Anisotropic dielectric function in polar nano-regions of relaxor ferroelectrics

TL;DR

This paper models the infrared reflectivity spectra of relaxor ferroelectrics by considering local anisotropy and inhomogeneous depolarization fields, successfully explaining spectral features through an effective medium approximation.

Contribution

It introduces a simple effective medium model to account for nanoscale polarization inhomogeneity and anisotropy in relaxor ferroelectrics, aiding spectral analysis.

Findings

Reproduces principal features of room temperature reflectivity of PMN

Identifies a geometrical resonance linked to nanoscale polarization

Provides a method to determine polar mode frequencies split by inhomogeneity

Abstract

The paper suggests to treat the infrared reflectivity spectra of single crystal perovskite relaxors as fine-grained ferroelectric ceramics: locally frozen polarization makes the dielectric function strongly anisotropic in the phonon frequency range and the random orientation of the polarization at nano-scopic scale requires to take into account the inhomogeneous depolarization field.

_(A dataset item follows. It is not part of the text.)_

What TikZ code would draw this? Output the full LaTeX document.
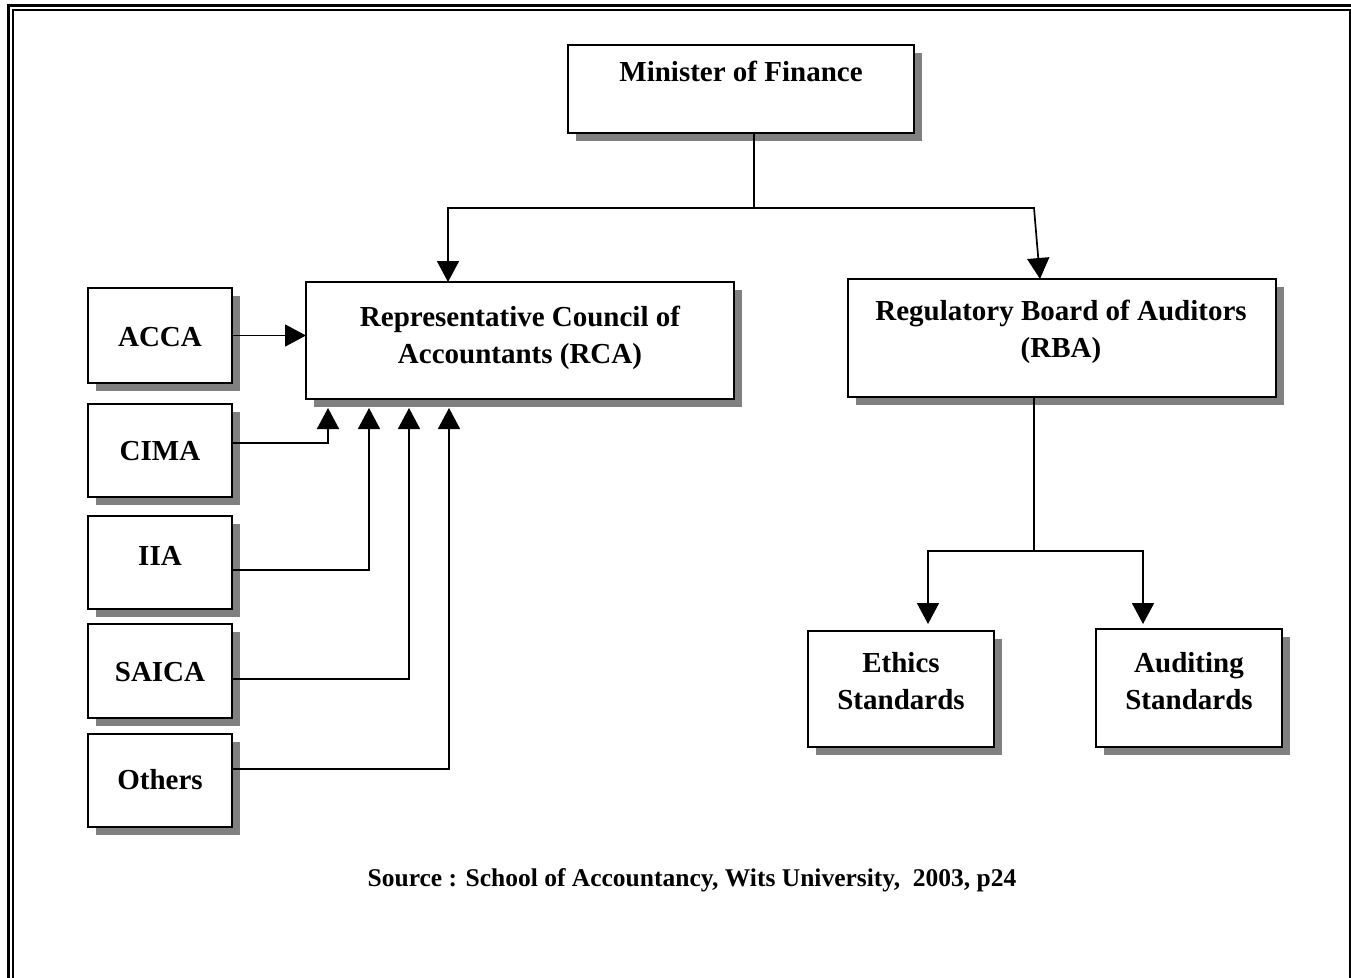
\documentclass[tikz,border=0pt]{standalone}
\usepackage{fontspec}
\setmainfont{Liberation Serif}
\usetikzlibrary{arrows.meta,shadows,calc}
\begin{document}
\begin{tikzpicture}[x=1pt,y=-1pt,
  box/.style={draw,line width=1.7pt,fill=white,inner sep=0pt,outer sep=0pt,anchor=north west,
    drop shadow={shadow xshift=8pt,shadow yshift=-8pt,fill=black!50,opacity=1}},
  lbl/.style={font=\fontsize{29}{37}\selectfont\bfseries,align=center,inner sep=0pt},
  src/.style={font=\fontsize{25.5}{30}\selectfont\bfseries,inner sep=0pt},
  conn/.style={line width=1.7pt},
  arr/.style={conn,-{Triangle[length=21pt,width=22pt]}}]
\useasboundingbox (0,0) rectangle (1351,977);
\fill[white] (0,0) rectangle (1351,977);
\begin{scope}
\clip (0,0) rectangle (1351,977);
\draw[line width=2.8pt] (8.5,5.5) rectangle (1362,995);
\draw[line width=2pt] (13,10) rectangle (1350,990);
\end{scope}

% boxes
\node[box,minimum width=346pt,minimum height=88pt] (mof) at (568,45) {};
\node[box,minimum width=428pt,minimum height=117pt] (rca) at (306,282) {};
\node[box,minimum width=428pt,minimum height=118pt] (rba) at (848,279) {};
\node[box,minimum width=144pt,minimum height=95pt] (acca) at (88,288) {};
\node[box,minimum width=144pt,minimum height=93pt] (cima) at (88,404) {};
\node[box,minimum width=144pt,minimum height=93pt] (iia) at (88,516) {};
\node[box,minimum width=144pt,minimum height=94pt] (saica) at (88,624) {};
\node[box,minimum width=144pt,minimum height=93pt] (others) at (88,734) {};
\node[box,minimum width=186pt,minimum height=116pt] (ethics) at (808,631) {};
\node[box,minimum width=186pt,minimum height=118pt] (audit) at (1096,629) {};

% texts
\node[lbl] (mof-t) at (741,71) {Minister of Finance};
\node[lbl] (rca-t) at (520,338) {Representative Council of\\Accountants (RCA)};
\node[lbl] (rba-t) at (1061,332) {Regulatory Board of Auditors\\(RBA)};
\node[lbl] (acca-t) at (160,337) {ACCA};
\node[lbl] (cima-t) at (160,451) {CIMA};
\node[lbl] (iia-t) at (160,556) {IIA};
\node[lbl] (saica-t) at (160,672) {SAICA};
\node[lbl] (others-t) at (160,780) {Others};
\node[lbl] (ethics-t) at (901,681) {Ethics\\Standards};
\node[lbl] (audit-t) at (1189,681) {Auditing\\Standards};
\node[src] (source) at (692,880) {Source : School of Accountancy, Wits University,\ \ 2003, p24};

% junctions and arrow tips
\coordinate (j1) at (754,208);
\coordinate (jl) at (448,208);
\coordinate (jr) at (1034,208);
\coordinate (j2) at (1034,551);
\coordinate (e1) at (928,624);
\coordinate (e2) at (1143,624);
\coordinate (t1) at (328,408);
\coordinate (t2) at (369,408);
\coordinate (t3) at (409,408);
\coordinate (t4) at (449,408);

% connectors
\draw[conn] (mof.south -| j1) -- (j1);
\draw[arr] (j1) -- (jl) -- (jl |- rca.north);
\draw[arr] (j1) -- (jr) -- ($(rba.north west)+(192,0)$);
\draw[arr] (acca.east) -- (acca.east -| rca.west);
\draw[arr] ($(cima.east)+(0,-7.5)$) -| (t1);
\draw[arr] ($(iia.east)+(0,7.5)$) -| (t2);
\draw[arr] ($(saica.east)+(0,8)$) -| (t3);
\draw[arr] ($(others.east)+(0,-11.5)$) -| (t4);
\draw[conn] (rba.south -| j2) -- (j2);
\draw[arr] (j2) -| (e1);
\draw[arr] (j2) -| (e2);
\end{tikzpicture}
\end{document}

Employing a simple effective medium approximation (Bruggeman symmetrical formula) to dielectric function describing the polar optic modes as damped harmonic oscillators turns out to be sufficient for reproducing all principal features of room temperature reflectivity of PMN. One of the reflectivity bands is identified as a geometrical resonance entirely related to the nanoscale polarization inhomogeneity. The approach provides a general guide for systematic determination of the polar mode frequencies split by the inhomogeneous polarization at nanometer scale.